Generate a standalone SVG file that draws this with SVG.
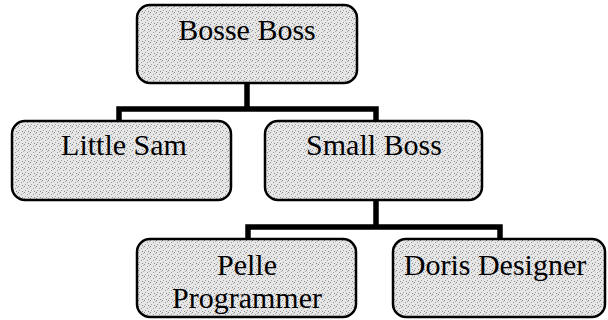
<svg xmlns="http://www.w3.org/2000/svg" width="608" height="320" viewBox="0 0 608 320">
<defs>
<pattern id="stip" width="6" height="6" patternUnits="userSpaceOnUse">
<rect width="6" height="6" fill="#e6e6e6"/>
<rect x="0" y="0" width="1" height="1" fill="#8a8a8a"/>
<rect x="3" y="2" width="1" height="1" fill="#9a9a9a"/>
<rect x="1" y="4" width="1" height="1" fill="#a0a0a0"/>
<rect x="4" y="5" width="1" height="1" fill="#888"/>
<rect x="5" y="1" width="1" height="1" fill="#b0b0b0"/>
</pattern>
<style>
.box{fill:url(#stip);stroke:#000;stroke-width:2.5}
.lbl{font-family:"Liberation Serif","Times New Roman",serif;font-size:30px;fill:#000;text-anchor:middle}
.con{fill:none;stroke:#000;stroke-width:5.5;stroke-linejoin:miter}
</style>
</defs>
<g id="connectors">
<path class="con" d="M247 83 V109 M119 121 V109 H376 V121"/>
<path class="con" d="M376 200 V227 M248 239 V227 H500 V239"/>
</g>
<g id="bosse">
<rect class="box" x="137" y="5" width="220" height="78" rx="13"/>
<text class="lbl" x="247" y="40">Bosse Boss</text>
</g>
<g id="little-sam">
<rect class="box" x="12" y="121" width="219" height="79" rx="13"/>
<text class="lbl" x="124" y="155">Little Sam</text>
</g>
<g id="small-boss">
<rect class="box" x="265" y="121" width="217" height="79" rx="13"/>
<text class="lbl" x="374" y="155">Small Boss</text>
</g>
<g id="pelle">
<rect class="box" x="137" y="239" width="219" height="78" rx="13"/>
<text class="lbl" x="247" y="275">Pelle</text>
<text class="lbl" x="247" y="308">Programmer</text>
</g>
<g id="doris">
<rect class="box" x="393" y="239" width="212" height="78" rx="13"/>
<text class="lbl" x="495" y="275">Doris Designer</text>
</g>
</svg>
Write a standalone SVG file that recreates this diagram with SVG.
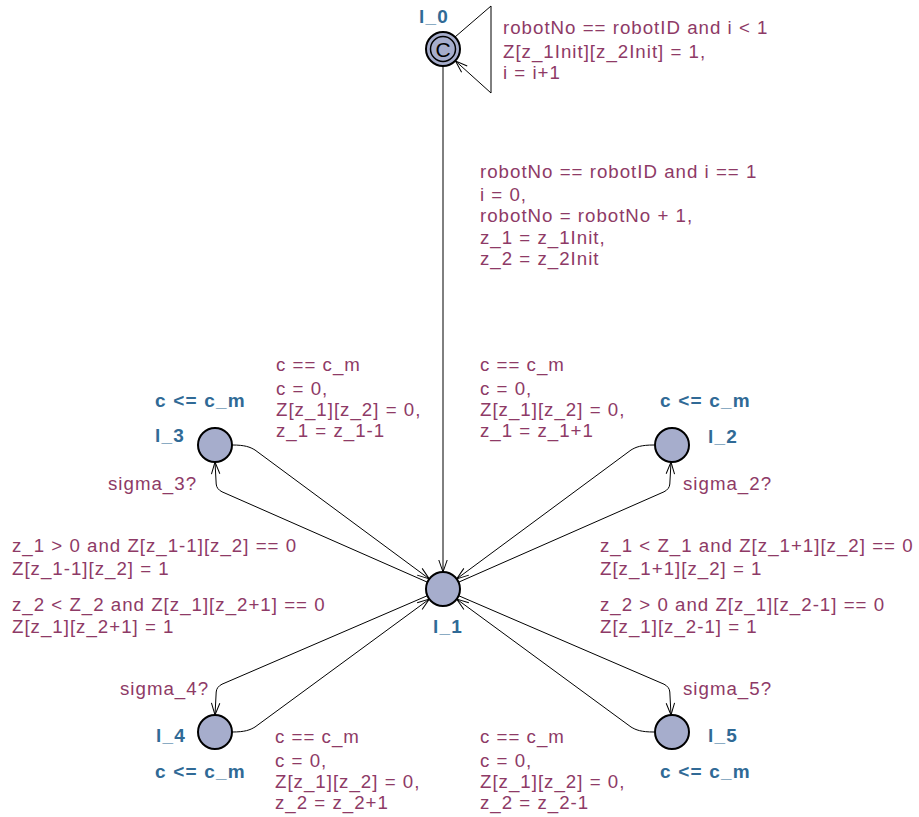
<svg xmlns="http://www.w3.org/2000/svg" width="919" height="817" viewBox="0 0 919 817">
<style>
.loc{fill:#a6adcc;stroke:#000;stroke-width:2}
.e{fill:none;stroke:#000;stroke-width:1}
.lbl{font-family:"Liberation Sans",Arial,sans-serif;font-size:18.7px;letter-spacing:1px;fill:#8e3a66}
.nm{font-family:"Liberation Sans",Arial,sans-serif;font-size:19px;font-weight:bold;letter-spacing:1.2px;fill:#306a96}
</style>
<defs>
<marker id="arr" viewBox="-13 -6 14 12" refX="0" refY="0" markerWidth="14" markerHeight="12" markerUnits="userSpaceOnUse" orient="auto">
<path d="M-12,-4.2 L0,0 L-12,4.2" fill="none" stroke="#000" stroke-width="1"/>
</marker>
</defs>
<rect width="919" height="817" fill="#fff"/>
<g id="connectors">
<path class="e" d="M455,37 L491,6 L491,93 L455.5,61" marker-end="url(#arr)"/>
<path class="e" d="M443,66 L443,572" marker-end="url(#arr)"/>
<path class="e" d="M232,445 C245,445 250,447 255,450 L429.3,578.9" marker-end="url(#arr)"/>
<path class="e" d="M427.4,582.2 L222,491.8 Q216.5,489 216.2,484 L215,462" marker-end="url(#arr)"/>
<path class="e" d="M654,445 C641,445 636,447 631,450 L456.7,578.9" marker-end="url(#arr)"/>
<path class="e" d="M458.6,582.2 L664,491.8 Q669.5,489 669.8,484 L671,462" marker-end="url(#arr)"/>
<path class="e" d="M232,732 C245,732 250,730 255,727 L429.3,599.1" marker-end="url(#arr)"/>
<path class="e" d="M427.4,595.7 L222,684.2 Q216.5,687 216.2,692 L215,715" marker-end="url(#arr)"/>
<path class="e" d="M654,732 C641,732 636,730 631,727 L456.7,599.1" marker-end="url(#arr)"/>
<path class="e" d="M458.6,595.7 L664,684.2 Q669.5,687 669.8,692 L671,715" marker-end="url(#arr)"/>
</g>
<g id="edge-labels">
<text class="lbl" x="503" y="34">robotNo == robotID and i &lt; 1</text>
<text class="lbl" x="503" y="58">Z[z_1Init][z_2Init] = 1,</text>
<text class="lbl" x="503" y="79">i = i+1</text>
<text class="lbl" x="480" y="178">robotNo == robotID and i == 1</text>
<text class="lbl" x="480" y="201">i = 0,</text>
<text class="lbl" x="480" y="222">robotNo = robotNo + 1,</text>
<text class="lbl" x="480" y="244">z_1 = z_1Init,</text>
<text class="lbl" x="480" y="265">z_2 = z_2Init</text>
<text class="lbl" x="276" y="371">c == c_m</text>
<text class="lbl" x="276" y="395">c = 0,</text>
<text class="lbl" x="276" y="416">Z[z_1][z_2] = 0,</text>
<text class="lbl" x="276" y="437">z_1 = z_1-1</text>
<text class="lbl" x="480" y="371">c == c_m</text>
<text class="lbl" x="480" y="395">c = 0,</text>
<text class="lbl" x="480" y="416">Z[z_1][z_2] = 0,</text>
<text class="lbl" x="480" y="437">z_1 = z_1+1</text>
<text class="lbl" x="108" y="490">sigma_3?</text>
<text class="lbl" x="683" y="490">sigma_2?</text>
<text class="lbl" x="12" y="552">z_1 &gt; 0 and Z[z_1-1][z_2] == 0</text>
<text class="lbl" x="12" y="575">Z[z_1-1][z_2] = 1</text>
<text class="lbl" x="12" y="611">z_2 &lt; Z_2 and Z[z_1][z_2+1] == 0</text>
<text class="lbl" x="12" y="633">Z[z_1][z_2+1] = 1</text>
<text class="lbl" x="600" y="552">z_1 &lt; Z_1 and Z[z_1+1][z_2] == 0</text>
<text class="lbl" x="600" y="575">Z[z_1+1][z_2] = 1</text>
<text class="lbl" x="600" y="611">z_2 &gt; 0 and Z[z_1][z_2-1] == 0</text>
<text class="lbl" x="600" y="633">Z[z_1][z_2-1] = 1</text>
<text class="lbl" x="120" y="695">sigma_4?</text>
<text class="lbl" x="683" y="695">sigma_5?</text>
<text class="lbl" x="275" y="743">c == c_m</text>
<text class="lbl" x="275" y="767">c = 0,</text>
<text class="lbl" x="275" y="788">Z[z_1][z_2] = 0,</text>
<text class="lbl" x="275" y="809">z_2 = z_2+1</text>
<text class="lbl" x="480" y="743">c == c_m</text>
<text class="lbl" x="480" y="767">c = 0,</text>
<text class="lbl" x="480" y="788">Z[z_1][z_2] = 0,</text>
<text class="lbl" x="480" y="809">z_2 = z_2-1</text>
</g>
<g id="l_0">
<circle class="loc" cx="443" cy="49" r="17"/>
<circle cx="443" cy="49" r="12.5" fill="none" stroke="#000" stroke-width="1.5"/>
<text x="443" y="56.5" text-anchor="middle" font-family="Liberation Sans,Arial,sans-serif" font-size="21" fill="#000">C</text>
<text class="nm" x="419" y="23">l_0</text>
</g>
<g id="l_1">
<circle class="loc" cx="443" cy="589" r="17"/>
<text class="nm" x="433" y="633">l_1</text>
</g>
<g id="l_2">
<circle class="loc" cx="672" cy="445" r="17"/>
<text class="nm" x="708" y="443">l_2</text>
<text class="nm" x="660" y="407">c &lt;= c_m</text>
</g>
<g id="l_3">
<circle class="loc" cx="215" cy="445" r="17"/>
<text class="nm" x="155" y="442">l_3</text>
<text class="nm" x="155" y="407">c &lt;= c_m</text>
</g>
<g id="l_4">
<circle class="loc" cx="215" cy="732" r="17"/>
<text class="nm" x="156" y="742">l_4</text>
<text class="nm" x="155" y="778">c &lt;= c_m</text>
</g>
<g id="l_5">
<circle class="loc" cx="672" cy="732" r="17"/>
<text class="nm" x="708" y="742">l_5</text>
<text class="nm" x="660" y="778">c &lt;= c_m</text>
</g>
</svg>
○ ○ ○
* TASK TO CARRY OUT *
Spot every line that holds "standalone" and copy it.

* EXERCISE SOLUTION *
Generate a standalone SVG file that draws this with SVG.
Write a standalone SVG file that recreates this diagram with SVG.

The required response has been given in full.